- Theatrical release poster
- Spanish: Acantilado
- Directed by: Helena Taberna
- Screenplay by: Helena Taberna; Andrés Martorell; Natxo López;
- Based on: El contenido del silencio by Lucía Etxebarria
- Produced by: Helena Taberna; Iker Ganuza;
- Starring: Goya Toledo; Daniel Grao; Juana Acosta; Ingrid García-Jonsson; Jon Kortajarena;
- Cinematography: Javier Agirre
- Edited by: Teresa Font
- Music by: Ángel Illarramendi
- Production company: Lamia Producciones
- Distributed by: Alfa Pictures
- Release dates: 25 April 2016 (Málaga); 3 June 2016 (Spain);
- Country: Spain
- Language: Spanish

= The Cliff (film) =

The Cliff (Acantilado) is a 2016 Spanish thriller film directed by Helena Taberna based on the novel El contenido del silencio by Lucía Etxebarria which stars Goya Toledo, Daniel Grao, Juana Acosta, Ingrid García-Jonsson, and Jon Kortajarena.

== Plot ==
Attorney Gabriel goes to the Canary Islands to look for his sister, cult adept Cordelia, missing since a collective suicide took place in the cult. He is helped by Cordelia's friend Helena, coming across the criminal investigation of inspector Santana.

== Production ==
The film is a Lamia production, with the participation of TVE, ETB, Movistar+, Euskaltel and Gobierno de Navarra.

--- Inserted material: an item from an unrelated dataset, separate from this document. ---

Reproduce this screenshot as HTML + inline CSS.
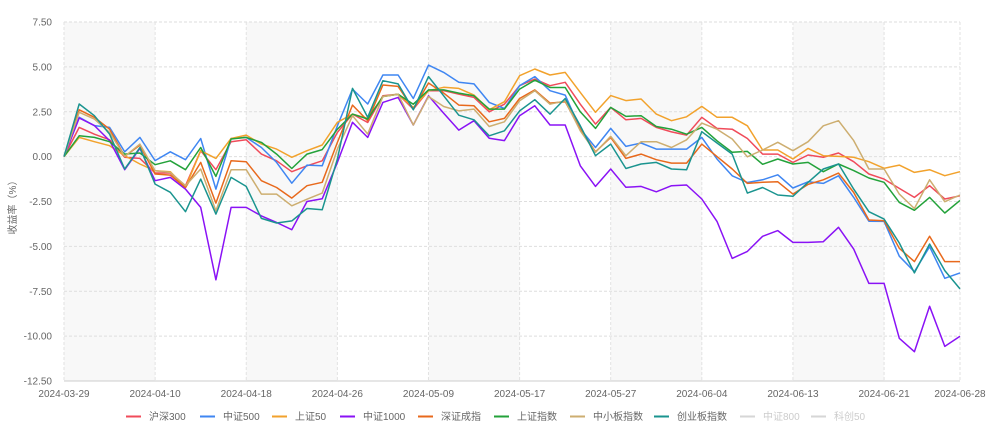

Shooting locations included Navarre, Gipuzkoa, and Gran Canaria.

== Release ==
The film premiered at the 19th Málaga Film Festival on 25 April 2016. Distributed by Alfa Pictures, the film was released theatrically in Spain on 3 June 2016.

== Reception ==
Andrea G. Bermejo of Cinemanía rated the film 3 out of 5 stars, deeming it to be a "cold and efficient" thriller.

Beatriz Martínez of Fotogramas rated the film 2 out of 5 stars, deeming it to be "a film without rhythm, weighed down by inconcretion and that only raises interesting ideas to leave them in a limbo of unanswered questions".